Quote from the first line below through the line that contains "import pandas as pd", both included, and leave the pictures out.
○ ○ ○ ○
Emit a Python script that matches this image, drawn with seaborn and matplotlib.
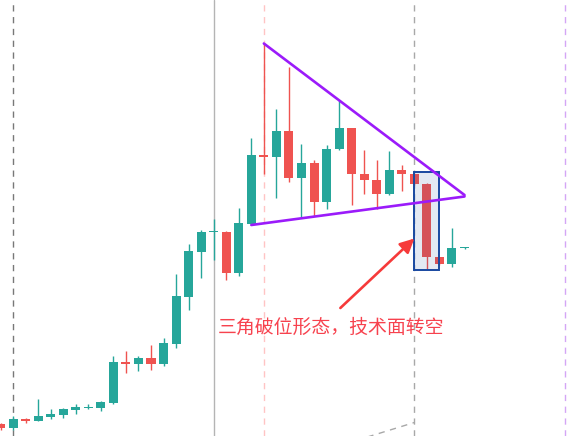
# Candlestick chart: triangle breakdown annotation
import matplotlib
matplotlib.use("Agg")
import matplotlib.pyplot as plt
from matplotlib.patches import Rectangle
import seaborn as sns
import pandas as pd

# -------------------------------------------------------
# DATA
# -------------------------------------------------------
opens = [10.25, 10.17, 10.34, 10.30, 10.38, 10.42, 10.52, 10.56, 10.56, 10.66,
         11.48, 11.45, 11.56, 11.45, 11.85, 12.79, 13.67, 14.07, 14.09, 13.27,
         14.24, 15.62, 15.57, 16.10, 15.15, 15.46, 14.67, 15.73, 16.16, 15.24,
         15.12, 14.83, 15.32, 15.24, 15.04, 13.58, 13.43, 13.75]
highs = [10.27, 10.40, 10.36, 10.74, 10.54, 10.56, 10.64, 10.64, 10.70, 11.60,
         11.70, 11.60, 11.82, 11.96, 13.24, 13.84, 14.12, 14.34, 14.11, 14.56,
         15.96, 17.85, 16.54, 17.38, 15.84, 15.52, 15.82, 16.72, 16.16, 15.72,
         15.52, 15.70, 15.42, 15.24, 15.07, 13.58, 14.16, 13.78]
lows = [10.12, 10.12, 10.27, 10.30, 10.34, 10.36, 10.44, 10.54, 10.50, 10.64,
        11.26, 11.30, 11.32, 11.40, 11.76, 12.52, 13.16, 13.52, 13.12, 13.20,
        14.24, 15.25, 14.77, 15.09, 14.37, 14.41, 14.55, 15.73, 14.63, 14.85,
        14.55, 14.83, 14.91, 15.03, 13.35, 13.43, 13.39, 13.75]
closes = [10.17, 10.34, 10.30, 10.40, 10.45, 10.54, 10.58, 10.58, 10.68, 11.48,
          11.45, 11.56, 11.45, 11.86, 12.80, 13.70, 14.08, 14.08, 13.27, 14.26,
          15.62, 15.57, 16.10, 15.15, 15.46, 14.67, 15.74, 16.16, 15.23, 15.11,
          14.83, 15.32, 15.23, 15.03, 13.57, 13.43, 13.76, 13.76]

# triangle trend lines (bar index, price)
upper_x = [21, 37]
upper_y = [17.85, 14.82]
lower_x = [20, 37]
lower_y = [14.22, 14.79]

# lower dashed trend line (mostly off-screen)
base_x = [29.0, 33.0]
base_y = [9.96, 10.27]

# highlighted breakdown zone
zone_x = [33, 35]
zone_y = [13.31, 15.29]

# arrow (tail -> head) and note
arrow_tail = (27.1, 12.56)
arrow_head = (33.0, 13.95)
note_text = "三角破位形态，技术面转空"
note_pos = (17.35, 12.17)

# vertical marker lines (bar index)
vline_idx = [1, 17, 21, 33, 45]

UP = "#26A69A"
DOWN = "#EF5350"

df = pd.DataFrame({"open": opens, "high": highs, "low": lows, "close": closes})
df["idx"] = range(len(df))
df["color"] = [UP if c >= o else DOWN for o, c in zip(df["open"], df["close"])]

# -------------------------------------------------------
# PLOT
# -------------------------------------------------------
sns.set_theme(style="white")
plt.rcParams["font.family"] = ["Noto Sans CJK SC", "DejaVu Sans"]

fig = plt.figure(figsize=(5.76, 4.36), dpi=100)
ax = fig.add_axes([0, 0, 1, 1])

# vertical markers
ax.axvline(vline_idx[0], color="#787878", lw=1.0, dashes=(4.5, 4), zorder=1)
ax.axvline(vline_idx[1], color="#B4B4B4", lw=1.0, zorder=1)
ax.axvline(vline_idx[2], color="#FFC4C4", lw=1.0, dashes=(4.5, 4), zorder=1)
ax.axvline(vline_idx[3], color="#A8A8A8", lw=1.0, dashes=(4.5, 4), zorder=1)
ax.axvline(vline_idx[4], color="#D4A6F5", lw=1.0, dashes=(4.5, 4), zorder=1)

# candles: wicks then bodies
ax.vlines(df["idx"], df["low"], df["high"], colors=df["color"], lw=1.0, zorder=2)
body_bottom = df[["open", "close"]].min(axis=1)
body_height = (df["close"] - df["open"]).abs().clip(lower=0.03)
ax.bar(df["idx"], body_height, bottom=body_bottom, width=0.72,
       color=df["color"], linewidth=0, zorder=3)

# breakdown zone box
ax.add_patch(Rectangle((zone_x[0], zone_y[0]), zone_x[1] - zone_x[0],
                       zone_y[1] - zone_y[0], facecolor="#1E50A0", alpha=0.12,
                       edgecolor="none", zorder=4))
ax.add_patch(Rectangle((zone_x[0], zone_y[0]), zone_x[1] - zone_x[0],
                       zone_y[1] - zone_y[0], facecolor="none",
                       edgecolor="#1848A0", lw=1.4, zorder=5))

# triangle lines
sns.lineplot(x=upper_x, y=upper_y, ax=ax, color="#9B1BFA", lw=1.9, zorder=6)
sns.lineplot(x=lower_x, y=lower_y, ax=ax, color="#9B1BFA", lw=1.9, zorder=6)
ax.plot(base_x, base_y, color="#A8A8A8", lw=1.0, dashes=(4.5, 4), zorder=1)

# arrow + note
ax.annotate("", xy=arrow_head, xytext=arrow_tail,
            arrowprops=dict(arrowstyle="-|>,head_length=0.7,head_width=0.35",
                            color="#F63A3A", lw=1.9, shrinkA=0, shrinkB=0),
            zorder=7)
ax.text(note_pos[0], note_pos[1], note_text, color="#F7424E", fontsize=13.6,
        ha="left", va="center", zorder=7)

ax.set_xlim(-0.04, 45.89)
ax.set_ylim(10.00, 18.72)
ax.set_xticks([])
ax.set_yticks([])
sns.despine(ax=ax, left=True, bottom=True)
ax.set_facecolor("white")

fig.savefig("out.png", dpi=100)
plt.close(fig)
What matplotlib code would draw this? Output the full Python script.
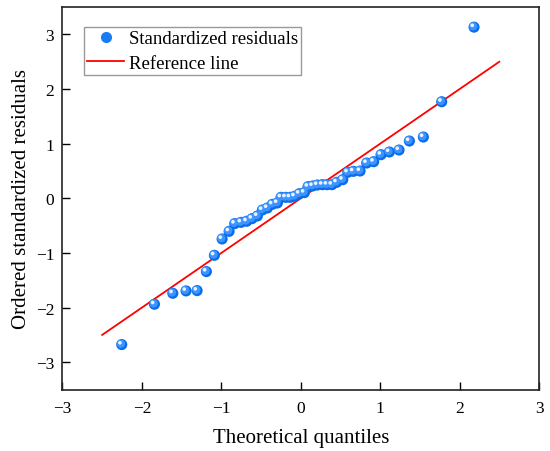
○ ○ ○ ○
» TASK SOLUTION
Emit a Python script that matches this image, drawn with seaborn and matplotlib.
# Candlestick chart: triangle breakdown annotation
import matplotlib
matplotlib.use("Agg")
import matplotlib.pyplot as plt
from matplotlib.patches import Rectangle
import seaborn as sns
import pandas as pd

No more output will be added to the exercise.